Last month, Senator Kent Conrad (D-ND), Chairman of the Senate Budget Committee, claimed that he would produce a budget for the upcoming fiscal year. And, just like the previous year, he turned around and refused to actually do so. As a result, Senate Democrats offered no budget of their own, and instead voted against every proposal offered by Republicans that would actually put our nation on a path to fiscal sanity.
The most interesting – and telling – vote was for a proposal offered by Senator Jeff Sessions (R-AL) on behalf of President Obama. Senate Democrats – for the second year in a row – voted unanimously against a Democrat President’s own budget. Senate Democrats claimed they did so because it was not actually the President’s budget, which was the same excused used by House Democrats when the proposal was unanimously rejected in the House. The reality is that if Democrats felt that way, and agreed with President Obama’s budget plan, then they could have introduced the budget themselves, but surprise, surprise they didn’t.
So to recap: five budgets were proposed, and Senate Democrats voted for none of them, and another year will go by without the Senate passing a budget.
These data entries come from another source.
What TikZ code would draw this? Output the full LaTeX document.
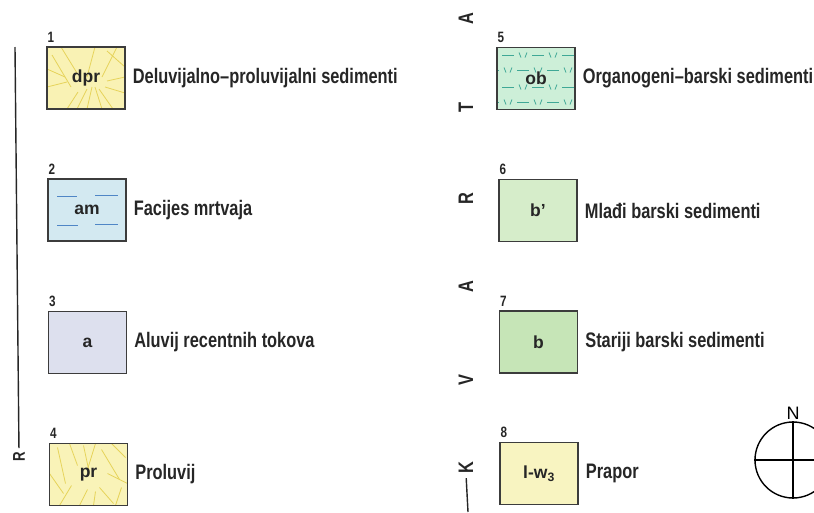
\documentclass[tikz,border=0pt]{standalone}
\usepackage{fontspec}
\setmainfont{Liberation Sans}
\newfontfamily\condfont{Liberation Sans}[FakeStretch=0.78]
\usetikzlibrary{positioning,calc}

\definecolor{boxline}{HTML}{3C3C3C}
\definecolor{inkcol}{HTML}{262626}
\definecolor{dprfill}{HTML}{F9F2B4}
\definecolor{dprline}{HTML}{E6D35A}
\definecolor{amfill}{HTML}{D3E9F1}
\definecolor{amline}{HTML}{4F86C6}
\definecolor{afill}{HTML}{DDE0EE}
\definecolor{prfill}{HTML}{F9F3B8}
\definecolor{obfill}{HTML}{CDEFD8}
\definecolor{obline}{HTML}{3FA896}
\definecolor{bpfill}{HTML}{D6EDCA}
\definecolor{bfill}{HTML}{C6E5B7}
\definecolor{lwfill}{HTML}{F8F4C1}

\tikzset{
  legbox/.style={draw=boxline,line width=1.3pt,minimum width=78pt,minimum height=62pt,
    inner sep=0pt,text=inkcol,font=\fontsize{17.5}{17.5}\selectfont\bfseries},
  legnum/.style={inner sep=0pt,text=inkcol,font=\condfont\fontsize{15}{15}\selectfont\bfseries},
  legtxt/.style={inner sep=0pt,text=inkcol,font=\condfont\fontsize{21}{22}\selectfont\bfseries},
  sidelet/.style={rotate=90,inner sep=0pt,text=inkcol,font=\condfont\fontsize{21}{21}\selectfont\bfseries},
  sideline/.style={draw=inkcol,line width=1.4pt},
  nopat/.style={},
  % radiating yellow strokes
  dprpat/.style={path picture={
    \coordinate (pnw) at (path picture bounding box.north west);
    \foreach \a/\b/\c/\d in {5/8/24/40, 14/0/30/26, 48/0/40/30, 60/4/78/20, 70/0/55/30,
        40/62/45/40, 55/62/48/40, 66/62/52/42, 30/62/40/42, 20/62/31/45,
        0/40/20/35, 78/46/58/40, 0/22/18/30, 78/30/60/34}
      \draw[dprline,line width=0.8pt] ($(pnw)+(\a,\b)$) -- ($(pnw)+(\c,\d)$);
  }},
  prpat/.style={path picture={
    \coordinate (pnw) at (path picture bounding box.north west);
    \foreach \a/\b/\c/\d in {8/4/16/40, 20/0/28/22, 34/2/40/30, 46/0/38/26, 52/6/70/36,
        62/0/76/14, 10/62/22/42, 30/62/38/46, 50/44/64/60, 58/30/78/40,
        0/30/14/50, 66/62/72/44, 44/62/46/48}
      \draw[dprline,line width=0.8pt] ($(pnw)+(\a,\b)$) -- ($(pnw)+(\c,\d)$);
  }},
  % short blue dashes
  ampat/.style={path picture={
    \coordinate (pnw) at (path picture bounding box.north west);
    \foreach \a/\b/\c in {9/29/17, 47/70/16, 9/30/46, 47/70/45}
      \draw[amline,line width=0.9pt] ($(pnw)+(\a,\c)$) -- ($(pnw)+(\b,\c)$);
  }},
  % dashes and ticks
  obpat/.style={path picture={
    \coordinate (pnw) at (path picture bounding box.north west);
    \foreach \y/\s in {8/0,23/15,40/0,55/15}{
      \foreach \x in {-19,11,41,71}{
        \draw[obline,line width=0.9pt] ($(pnw)+(\x+\s-6,\y)$) -- ($(pnw)+(\x+\s+6,\y)$);
        \draw[obline,line width=0.8pt] ($(pnw)+(\x+\s+11,\y-3)$) -- ($(pnw)+(\x+\s+13,\y+2)$);
        \draw[obline,line width=0.8pt] ($(pnw)+(\x+\s+17,\y+2)$) -- ($(pnw)+(\x+\s+19,\y-3)$);
      }
    }
  }}
}

\begin{document}
\begin{tikzpicture}[x=1pt,y=-1pt]
\useasboundingbox (0,0) rectangle (814,512);

% legend entries
\foreach \n/\pos/\col/\pat/\lab/\txt in {
    1/{(86,78)}/dprfill/dprpat/{dpr}/{Deluvijalno–proluvijalni sedimenti},
    2/{(87,210)}/amfill/ampat/{am}/{Facijes mrtvaja},
    3/{(87.5,342.5)}/afill/nopat/{a}/{Aluvij recentnih tokova},
    4/{(88.5,474.5)}/prfill/prpat/{pr}/{Proluvij},
    5/{(536,78.5)}/obfill/obpat/{ob}/{Organogeni–barski sedimenti},
    6/{(538,210.5)}/bpfill/nopat/{b'}/{Mlađi barski sedimenti},
    7/{(538.5,342)}/bfill/nopat/{b}/{Stariji barski sedimenti},
    8/{(539,473.5)}/lwfill/nopat/{l-w\textsubscript{3}}/{Prapor}%
}{
  \node[legbox,fill=\col,\pat] (box\n) at \pos {\lab};
  \node[legnum,above right=4pt and 1pt of box\n.north west] (num\n) {\n};
  \node[legtxt,right=7pt of box\n] (txt\n) {\txt};
}

% left bracket
\coordinate (ltop) at (15,47);
\node[sidelet,font=\condfont\fontsize{17}{17}\selectfont\bfseries] (lR) at (19,457) {R};
\draw[sideline,shorten >=4pt] (ltop) -- (lR.east);

% right column letters
\foreach \y/\ltr/\nm in {19/A/a1,107/T/t1,199/R/r1,287/A/a2,380/V/v1,468/K/k1}{
  \node[sidelet] (\nm) at (466,\y) {\ltr};
}
\coordinate (rbot) at (468,512);
\draw[sideline,shorten <=4pt] (k1.west) -- (rbot);

% north sign
\node[circle,draw=black,line width=1.4pt,minimum size=76pt,inner sep=0pt] (compass) at (793,460) {};
\node[above=2pt of compass,inner sep=0pt,font=\fontsize{18}{18}\selectfont] (north) {N};
\draw[line width=2.4pt] (compass.north) -- (compass.center);
\draw[line width=1.4pt] (compass.center) -- (compass.south);
\draw[line width=1.4pt] (compass.west) -- (compass.east);
\end{tikzpicture}
\end{document}
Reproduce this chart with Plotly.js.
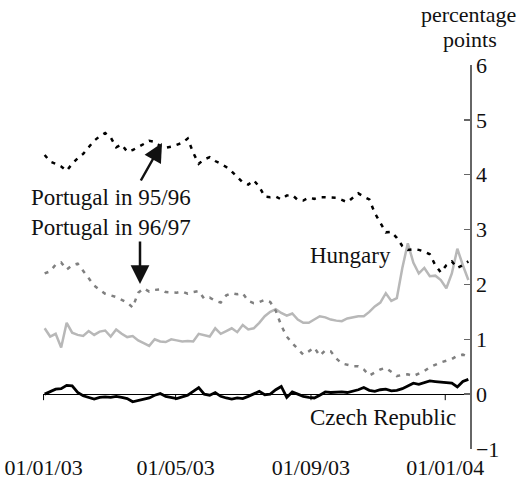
<!DOCTYPE html>
<html>
<head>
<meta charset="utf-8">
<script src="https://cdn.plot.ly/plotly-3.0.1.min.js"></script>
<style>html,body{margin:0;padding:0;background:#fff;}#chart{width:519px;height:479px;}</style>
</head>
<body>
<div id="chart"></div>
<script>
// Observation dates (every 5 days)
const dates = [
"2003-01-02","2003-01-07","2003-01-12","2003-01-17","2003-01-22","2003-01-27",
"2003-02-01","2003-02-06","2003-02-11","2003-02-16","2003-02-21","2003-02-26",
"2003-03-03","2003-03-08","2003-03-13","2003-03-18","2003-03-23","2003-03-28",
"2003-04-02","2003-04-07","2003-04-12","2003-04-17","2003-04-22","2003-04-27",
"2003-05-02","2003-05-07","2003-05-12","2003-05-17","2003-05-22","2003-05-27",
"2003-06-01","2003-06-06","2003-06-11","2003-06-16","2003-06-21","2003-06-26",
"2003-07-01","2003-07-06","2003-07-11","2003-07-16","2003-07-21","2003-07-26",
"2003-07-31","2003-08-05","2003-08-10","2003-08-15","2003-08-20","2003-08-25",
"2003-08-30","2003-09-04","2003-09-09","2003-09-14","2003-09-19","2003-09-24",
"2003-09-29","2003-10-04","2003-10-09","2003-10-14","2003-10-19","2003-10-24",
"2003-10-29","2003-11-03","2003-11-08","2003-11-13","2003-11-18","2003-11-23",
"2003-11-28","2003-12-03","2003-12-08","2003-12-13","2003-12-18","2003-12-23",
"2003-12-28","2004-01-02","2004-01-07","2004-01-12","2004-01-17","2004-01-22"];

const portugal9596 = [
4.36,4.24,4.20,4.15,4.07,4.20,4.30,4.38,4.50,4.62,4.70,4.76,
4.68,4.50,4.55,4.42,4.45,4.50,4.56,4.62,4.60,4.52,4.49,4.51,
4.55,4.58,4.66,4.40,4.20,4.28,4.32,4.25,4.20,4.14,4.06,3.95,
3.86,3.82,3.90,3.78,3.60,3.59,3.60,3.55,3.62,3.63,3.54,3.53,
3.58,3.56,3.59,3.59,3.59,3.58,3.54,3.50,3.58,3.66,3.60,3.55,
3.30,3.13,2.95,2.96,2.85,2.70,2.63,2.64,2.63,2.60,2.55,2.35,
2.22,2.35,2.42,2.30,2.35,2.42];

const portugal9697 = [
2.20,2.24,2.36,2.40,2.27,2.35,2.38,2.25,2.12,1.98,1.90,1.83,
1.80,1.77,1.72,1.67,1.58,1.85,1.93,1.87,1.90,1.91,1.86,1.85,
1.85,1.87,1.83,1.86,1.88,1.74,1.76,1.70,1.67,1.80,1.84,1.82,
1.84,1.70,1.66,1.68,1.72,1.68,1.52,1.25,1.05,0.93,0.82,0.72,
0.78,0.85,0.70,0.80,0.78,0.65,0.56,0.53,0.51,0.51,0.45,0.34,
0.40,0.45,0.48,0.40,0.33,0.35,0.36,0.33,0.38,0.42,0.49,0.54,
0.58,0.61,0.64,0.70,0.72,0.68];

const hungary = [
1.20,1.05,1.10,0.85,1.30,1.12,1.08,1.06,1.15,1.08,1.14,1.16,
1.05,1.18,1.10,1.04,1.06,0.98,0.93,0.88,1.00,0.96,0.95,1.00,
0.98,0.96,0.97,0.96,1.10,1.08,1.05,1.20,1.10,1.15,1.20,1.13,
1.26,1.18,1.20,1.30,1.42,1.50,1.55,1.48,1.43,1.47,1.36,1.30,
1.30,1.36,1.42,1.40,1.36,1.34,1.33,1.38,1.40,1.42,1.42,1.50,
1.60,1.67,1.84,1.70,1.75,2.30,2.75,2.40,2.20,2.30,2.15,2.16,
2.08,1.93,2.20,2.65,2.35,2.08];

const czech = [
0.00,0.04,0.09,0.10,0.16,0.15,0.03,-0.03,-0.06,-0.09,-0.06,-0.05,
-0.06,-0.04,-0.06,-0.08,-0.14,-0.12,-0.10,-0.07,-0.02,0.01,-0.04,-0.06,
-0.08,-0.05,-0.02,0.05,0.12,0.00,-0.02,0.03,-0.04,-0.07,-0.09,-0.07,
-0.08,-0.04,0.00,0.05,-0.01,0.00,0.08,0.14,-0.06,0.04,0.00,-0.04,
-0.06,-0.07,-0.02,0.04,0.03,0.04,0.04,0.03,0.05,0.08,0.12,0.07,
0.05,0.08,0.09,0.06,0.07,0.10,0.15,0.20,0.18,0.21,0.24,0.23,
0.22,0.22,0.20,0.13,0.23,0.27];

const tickDates = ["2003-01-01","2003-05-01","2003-09-01","2004-01-01"];
const tickLabels = ["01/01/03","01/05/03","01/09/03","01/01/04"];

const FONT = "Liberation Serif, Times New Roman, serif";

const traces = [
  {x: dates, y: hungary, type: "scatter", mode: "lines", name: "Hungary",
   line: {color: "#b8b8b8", width: 2.5}},
  {x: dates, y: portugal9697, type: "scatter", mode: "lines", name: "Portugal in 96/97",
   line: {color: "#808080", width: 2.5, dash: "4px,6px"}},
  {x: dates, y: portugal9596, type: "scatter", mode: "lines", name: "Portugal in 95/96",
   line: {color: "#000000", width: 2.5, dash: "4px,6px"}},
  {x: dates, y: czech, type: "scatter", mode: "lines", name: "Czech Republic",
   line: {color: "#000000", width: 2.8}}
];

const shapes = tickDates.map(d => ({
  type: "line", xref: "x", yref: "y", x0: d, x1: d, y0: 0, y1: -0.11,
  line: {color: "#000", width: 1}, layer: "below"
}));

const annotations = [
  {xref: "paper", yref: "paper", x: 1.0, y: 1.0, yshift: 51, xshift: -2, text: "percentage",
   showarrow: false, xanchor: "center", yanchor: "middle", font: {size: 22, color: "#111"}},
  {xref: "paper", yref: "paper", x: 1.0, y: 1.0, yshift: 26, text: "points",
   showarrow: false, xanchor: "center", yanchor: "middle", font: {size: 22, color: "#111"}},
  {xref: "paper", yref: "paper", x: -0.033, y: (449 - 197) / 384, text: "Portugal in 95/96",
   showarrow: false, xanchor: "left", yanchor: "middle", font: {size: 23, color: "#111"}},
  {xref: "paper", yref: "paper", x: -0.033, y: (449 - 227) / 384, text: "Portugal in 96/97",
   showarrow: false, xanchor: "left", yanchor: "middle", font: {size: 23, color: "#111"}},
  {xref: "paper", yref: "paper", x: (350 - 43) / 427, y: (449 - 255) / 384, text: "Hungary",
   showarrow: false, xanchor: "center", yanchor: "middle", font: {size: 23, color: "#111"}},
  {xref: "paper", yref: "paper", x: (383 - 43) / 427, y: (449 - 417) / 384, text: "Czech Republic",
   showarrow: false, xanchor: "center", yanchor: "middle", font: {size: 23, color: "#111"}},
  {xref: "paper", yref: "paper", x: (162 - 43) / 427, y: (449 - 143) / 384, text: "",
   showarrow: true, arrowhead: 2, arrowsize: 1.5, arrowwidth: 2.5, arrowcolor: "#111",
   ax: -22, ay: 39},
  {xref: "paper", yref: "paper", x: (140 - 43) / 427, y: (449 - 284) / 384, text: "",
   showarrow: true, arrowhead: 2, arrowsize: 1.5, arrowwidth: 2.5, arrowcolor: "#111",
   ax: 0, ay: -44}
];

const layout = {
  width: 519, height: 479,
  margin: {l: 43, r: 49, t: 65, b: 30, pad: 0},
  paper_bgcolor: "#fff", plot_bgcolor: "#fff",
  showlegend: false,
  font: {family: FONT, size: 22, color: "#111"},
  xaxis: {
    type: "date", range: ["2002-12-31 12:00", "2004-01-23 12:00"],
    tickvals: tickDates, ticktext: tickLabels, ticks: "",
    showline: false, showgrid: false, zeroline: false,
    ticklabelstandoff: 3,
    tickfont: {size: 22, color: "#111"}
  },
  yaxis: {
    side: "right", range: [-1, 6], dtick: 1, tick0: 0,
    ticks: "inside", ticklen: 6, tickcolor: "#666", tickwidth: 1.5,
    showline: true, linecolor: "#666", linewidth: 1.5,
    showgrid: false, zeroline: true, zerolinecolor: "#000", zerolinewidth: 1,
    tickfont: {size: 22, color: "#111"}
  },
  shapes: shapes,
  annotations: annotations
};

Plotly.newPlot("chart", traces, layout, {displayModeBar: false, staticPlot: true});
</script>
</body>
</html>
Who needs the law?
Senate Democrat FY2013 Budget Votes:
- S.Con.Res.41, the President’s Budget: 0 Democrat votes
- H.Con.Res.112, the House-Passed Ryan Budget: 0 Democrat votes
- S.Con.Res.37, Senator Pat Toomey’s (R-PA) Budget: 0 Democrat votes
- S.Con.Res.42, Senator Rand Paul’s (R-KY) Budget: 0 Democrat votes
- S.Con.Res.44, Senate Mike Lee’s (R-UT) Budget (Heritage’s Saving the American Dream): 0 Democrat votes
Heck, even House Democrats, who are relegated to minority status in the lower chamber, offered up four different budgets. Congressmen Chris Van Hollen (D-MD), Mike Honda (D-CA), Jim Cooper (D-TN) and Emanuel Cleaver (D-MO) offered varying budget proposals. The budgets received 163, 78, 38 and 107 votes, respectively.